● **Task description**
Print exactly the lines that run from the line containing "Write the TikZ code for this diagram." to the line containing "(tulostxt) at (433,767)", both included, and nothing else; pictures stay out.

● **Dataset excerpts**
-.-.-
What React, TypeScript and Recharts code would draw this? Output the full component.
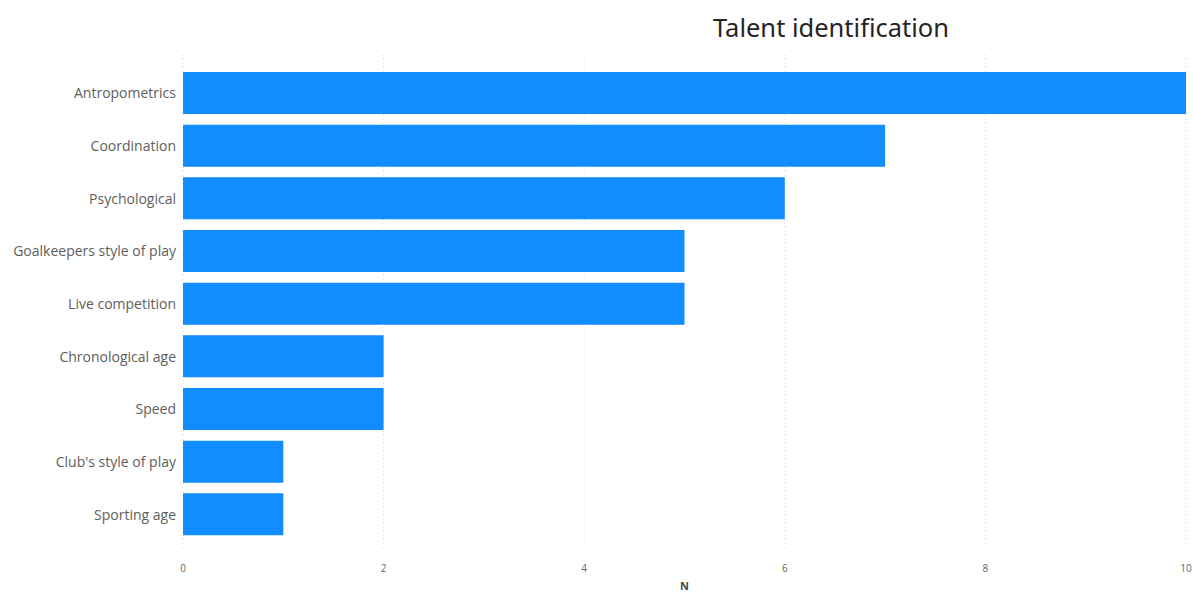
-.-.-
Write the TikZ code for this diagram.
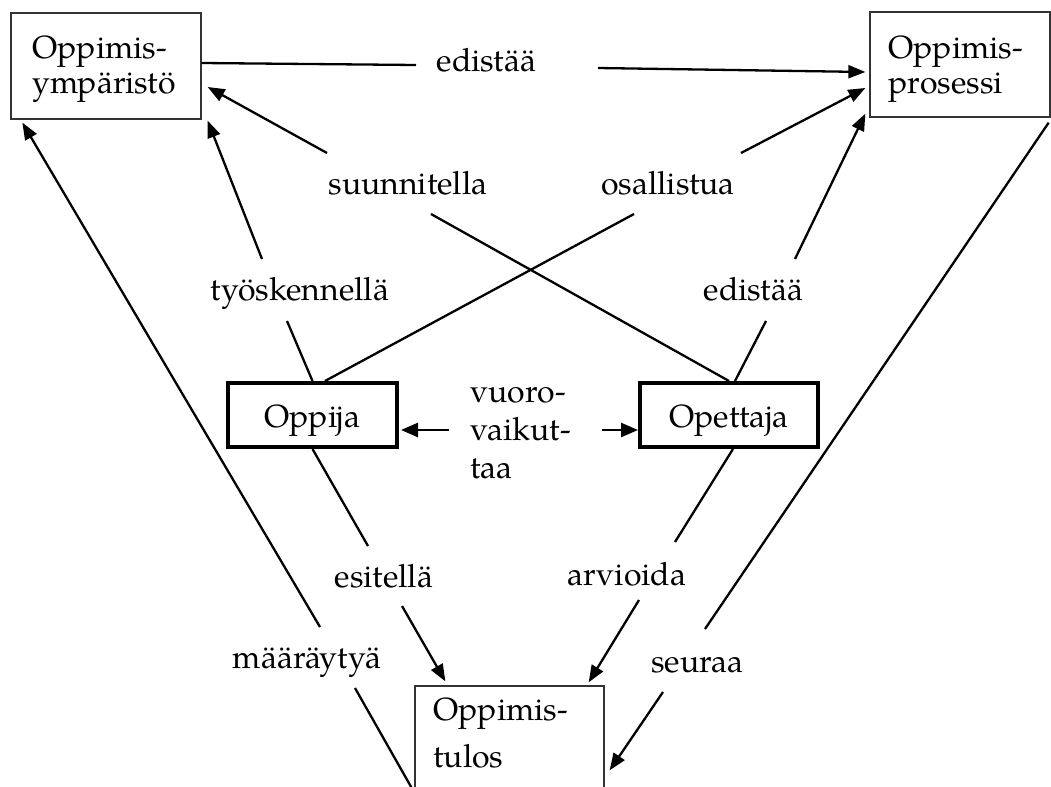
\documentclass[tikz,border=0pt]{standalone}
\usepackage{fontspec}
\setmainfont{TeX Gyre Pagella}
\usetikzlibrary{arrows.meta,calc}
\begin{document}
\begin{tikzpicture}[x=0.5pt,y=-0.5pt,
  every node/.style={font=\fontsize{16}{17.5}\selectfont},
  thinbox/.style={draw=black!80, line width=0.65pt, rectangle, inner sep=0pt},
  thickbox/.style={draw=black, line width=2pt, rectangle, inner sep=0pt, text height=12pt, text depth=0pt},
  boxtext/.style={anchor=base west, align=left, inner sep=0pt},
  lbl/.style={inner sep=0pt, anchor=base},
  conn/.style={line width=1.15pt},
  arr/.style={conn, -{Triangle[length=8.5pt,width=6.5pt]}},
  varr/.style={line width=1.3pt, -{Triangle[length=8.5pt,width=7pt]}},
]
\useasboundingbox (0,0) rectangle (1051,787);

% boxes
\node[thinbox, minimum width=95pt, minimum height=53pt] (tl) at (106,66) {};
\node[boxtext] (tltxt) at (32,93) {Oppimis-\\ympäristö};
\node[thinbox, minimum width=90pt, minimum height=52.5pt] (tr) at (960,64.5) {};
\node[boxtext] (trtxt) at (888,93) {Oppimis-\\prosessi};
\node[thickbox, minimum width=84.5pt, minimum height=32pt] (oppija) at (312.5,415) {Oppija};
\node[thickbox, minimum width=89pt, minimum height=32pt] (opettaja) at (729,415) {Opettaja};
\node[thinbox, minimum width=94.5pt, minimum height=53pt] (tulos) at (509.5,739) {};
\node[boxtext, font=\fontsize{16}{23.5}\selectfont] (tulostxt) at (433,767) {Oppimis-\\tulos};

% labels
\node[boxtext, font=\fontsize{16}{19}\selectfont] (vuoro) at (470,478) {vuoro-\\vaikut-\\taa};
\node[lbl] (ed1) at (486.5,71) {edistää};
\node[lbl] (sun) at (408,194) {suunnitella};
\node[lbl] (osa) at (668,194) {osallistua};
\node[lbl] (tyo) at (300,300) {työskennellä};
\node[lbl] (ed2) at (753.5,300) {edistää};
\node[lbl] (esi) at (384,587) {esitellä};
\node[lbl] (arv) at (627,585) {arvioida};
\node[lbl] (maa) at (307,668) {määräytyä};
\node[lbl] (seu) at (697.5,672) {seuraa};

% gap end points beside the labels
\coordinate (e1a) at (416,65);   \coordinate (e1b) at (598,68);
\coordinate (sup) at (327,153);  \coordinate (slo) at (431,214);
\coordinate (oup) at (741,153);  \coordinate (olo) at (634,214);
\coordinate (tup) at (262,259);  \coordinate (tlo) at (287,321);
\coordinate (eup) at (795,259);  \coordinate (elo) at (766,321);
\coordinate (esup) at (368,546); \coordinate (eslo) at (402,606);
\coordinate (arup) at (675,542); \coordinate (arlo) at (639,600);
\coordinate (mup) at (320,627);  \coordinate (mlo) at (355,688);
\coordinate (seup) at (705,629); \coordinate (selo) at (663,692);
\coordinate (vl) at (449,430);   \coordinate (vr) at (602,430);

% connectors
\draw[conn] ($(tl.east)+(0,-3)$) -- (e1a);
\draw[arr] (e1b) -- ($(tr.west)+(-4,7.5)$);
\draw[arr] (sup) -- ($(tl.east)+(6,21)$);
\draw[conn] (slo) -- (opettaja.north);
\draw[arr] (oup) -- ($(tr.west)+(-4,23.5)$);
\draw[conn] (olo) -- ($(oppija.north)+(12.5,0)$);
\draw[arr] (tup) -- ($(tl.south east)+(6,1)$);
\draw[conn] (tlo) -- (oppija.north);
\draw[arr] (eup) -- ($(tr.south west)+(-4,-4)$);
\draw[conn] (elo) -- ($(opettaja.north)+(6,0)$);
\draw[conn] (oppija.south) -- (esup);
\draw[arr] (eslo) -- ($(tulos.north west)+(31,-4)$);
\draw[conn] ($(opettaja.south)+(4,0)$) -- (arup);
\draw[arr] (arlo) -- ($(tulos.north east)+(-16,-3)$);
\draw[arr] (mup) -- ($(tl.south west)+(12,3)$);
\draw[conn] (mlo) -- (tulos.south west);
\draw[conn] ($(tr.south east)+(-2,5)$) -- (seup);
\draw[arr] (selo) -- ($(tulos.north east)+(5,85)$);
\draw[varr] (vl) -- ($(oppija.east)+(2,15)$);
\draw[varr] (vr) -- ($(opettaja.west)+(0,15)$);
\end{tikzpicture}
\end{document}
-.-.-
● **Finished answer**
Write the TikZ code for this diagram.
\documentclass[tikz,border=0pt]{standalone}
\usepackage{fontspec}
\setmainfont{TeX Gyre Pagella}
\usetikzlibrary{arrows.meta,calc}
\begin{document}
\begin{tikzpicture}[x=0.5pt,y=-0.5pt,
  every node/.style={font=\fontsize{16}{17.5}\selectfont},
  thinbox/.style={draw=black!80, line width=0.65pt, rectangle, inner sep=0pt},
  thickbox/.style={draw=black, line width=2pt, rectangle, inner sep=0pt, text height=12pt, text depth=0pt},
  boxtext/.style={anchor=base west, align=left, inner sep=0pt},
  lbl/.style={inner sep=0pt, anchor=base},
  conn/.style={line width=1.15pt},
  arr/.style={conn, -{Triangle[length=8.5pt,width=6.5pt]}},
  varr/.style={line width=1.3pt, -{Triangle[length=8.5pt,width=7pt]}},
]
\useasboundingbox (0,0) rectangle (1051,787);

% boxes
\node[thinbox, minimum width=95pt, minimum height=53pt] (tl) at (106,66) {};
\node[boxtext] (tltxt) at (32,93) {Oppimis-\\ympäristö};
\node[thinbox, minimum width=90pt, minimum height=52.5pt] (tr) at (960,64.5) {};
\node[boxtext] (trtxt) at (888,93) {Oppimis-\\prosessi};
\node[thickbox, minimum width=84.5pt, minimum height=32pt] (oppija) at (312.5,415) {Oppija};
\node[thickbox, minimum width=89pt, minimum height=32pt] (opettaja) at (729,415) {Opettaja};
\node[thinbox, minimum width=94.5pt, minimum height=53pt] (tulos) at (509.5,739) {};
\node[boxtext, font=\fontsize{16}{23.5}\selectfont] (tulostxt) at (433,767) {Oppimis-\\tulos};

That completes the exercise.